The outlook seems grim with UBS AG predicting no material improvement in market conditions in the third quarter of 2012. Progress on sustained and material improvements to the ongoing eurozone sovereign debt concerns, the European banking system and US federal budget deficit issues, and the uncertainty at large could impact the client activity levels in the third quarter.
Therefore, failure to make progress on these issues in addition to the reduction in market activity levels typically witnessed in the third quarter would likely result in headwinds to revenue growth, net interest margins and net new money at UBS AG.
Yet, UBS AG expects its wealth management businesses to continue to attract net new money. The company also remains on track to achieve its cost savings targets by the end of 2013. Moreover, it is committed to strengthen its capital position and lower its Basel III risk-weighted assets and expects its Basel III tier 1 ratio to be above 9% by the end of 2012.
We believe that the volatile capital market conditions will restrict top-line growth at UBS AG. However, in the midst of the overall economic volatility and the eurozone debt crisis, the company will focus on building its capital level. Restructuring initiatives are encouraging and we believe that such efforts would help improve its operating efficiency in the years ahead.

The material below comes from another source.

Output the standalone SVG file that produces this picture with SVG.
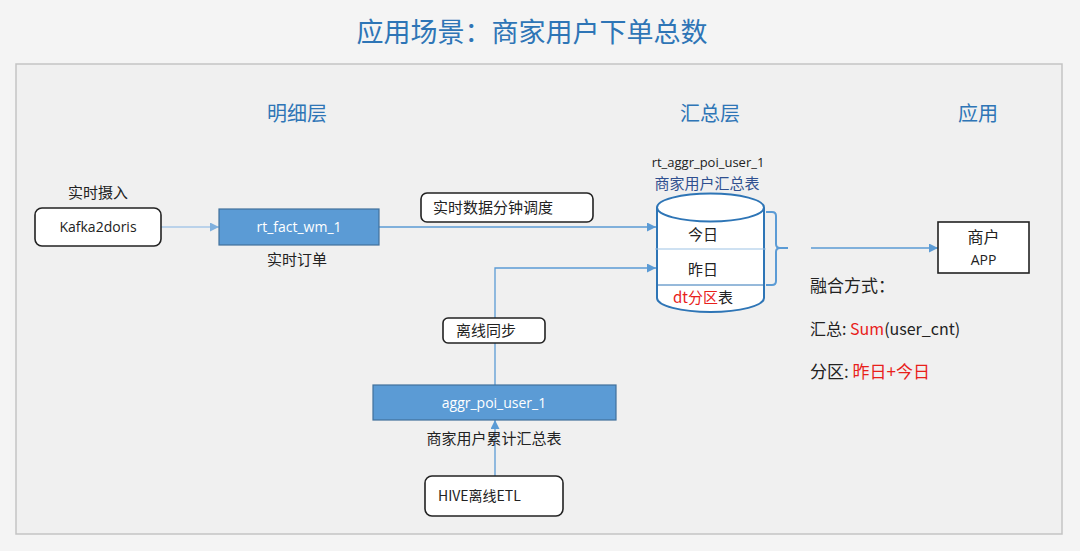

Deutsche Bank AG (DB - Analyst Report), one of UBS AG’s rivals, has also posted discouraging second quarter results. The company, which reported its complete result today, came up with a preliminary update on its second quarter results last week.
Deutsche Bank’s net income attributable to its shareholders for the quarter came at €650 million ($798 million), significantly down from €1.2 billion in the prior-year quarter, reflecting the impact of the European sovereign debt crisis on investor confidence and client activity across the bank. A weak Euro also affected its expense base.